Hear the audio HERE.
During his answer, Obama mocked the terminology used by former Alaska Gov. Sarah Palin to describe government intervention in end of life care, saying that he doesn’t support a “death panel,” and saying that nobody should worry that end-of-life care decisions would be made by the government “because we decided that it’s too expensive to let [them] live anymore.”
Whew. That’s good to know. Because, back in June, I could have sworn that I heard the president say something completely different about the prospect of government control in end-of-life care.
If you recall, that was the White House health care infomercial so graciously broadcast by the impartial and objective journalists at ABC News.
And then, of course, there were his comments back in April during which he questioned the economic sustainability of a health care system which allows for expensive medical procedures or those Americans already nearing death. From an April 29, 2009 Bloomberg report:
President Barack Obama said his grandmother’s hip-replacement surgery during the final weeks of her life made him wonder whether expensive procedures for the terminally ill reflect a “sustainable model” for health care.

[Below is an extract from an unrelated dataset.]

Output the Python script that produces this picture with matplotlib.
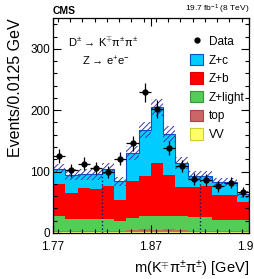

The president’s grandmother, Madelyn Dunham, had a hip replaced after she was diagnosed with cancer, Obama said in an interview with the New York Times magazine that was published today. Dunham, who lived in Honolulu, died at the age of 86 on Nov. 2, 2008, two days before her grandson’s election victory.
“I don’t know how much that hip replacement cost,” Obama said in the interview. “I would have paid out of pocket for that hip replacement just because she’s my grandmother.”

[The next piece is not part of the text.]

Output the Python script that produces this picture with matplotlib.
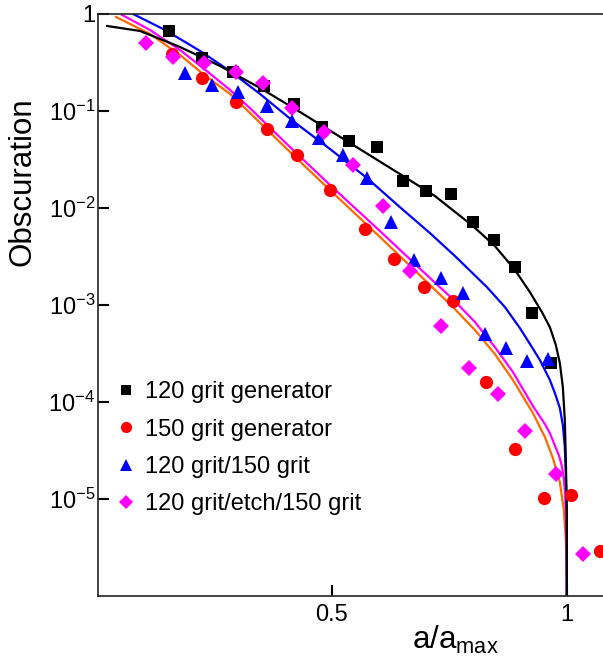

Obama said “you just get into some very difficult moral issues” when considering whether “to give my grandmother, or everybody else’s aging grandparents or parents, a hip replacement when they’re terminally ill.
“That’s where I think you just get into some very difficult moral issues,” he said in the April 14 interview. “The chronically ill and those toward the end of their lives are accounting for potentially 80 percent of the total health- care bill out here.”
While I’m certain that the little girl from Massachusetts thanked the president for answering her question, perhaps little Julia, in the waning days of her summer, should have thanked him as well for clarifying his position on end-of-life care (even if she did ask about something completely different). Julia and the rest of us can now rest assured that the government absolutely, positively will not remove grandma from life support because of fiscal concerns — they’ll just deny grandma treatment that could extend her life in an attempt to stem government “waste.”
Given what the president said today and back in June, I am increasingly experiencing difficulty distinguishing the health care reform measures advocated by the president and the Democrats from the Cash For Clunkers program touted as such a success by the same people. Both interfere with the free market. Both would take serviceable, working entities–in one case, a person, while in the other case, a vehicle–and either significantly shorten its life span, or snuff it out altogether. Both would do so in a half-hearted attempt to foster the increased effectiveness that a younger fleet would purportedly bring to America, as well as the cost savings associated with preventing the need for bearing increased costs associated with those entities–cars, humans–as they advance in age.
Unfortunately, the two programs bear another similarity — they don’t apply to Congress. Just as our elected officials on Capitol Hill will not subject themselves to the public option for health care, they refuse to voluntarily turn themselves in at the electoral dealership for newer, younger, more efficient models, despite being in desperate need of oil changes, tune-ups, new tires and an abundance of bodywork.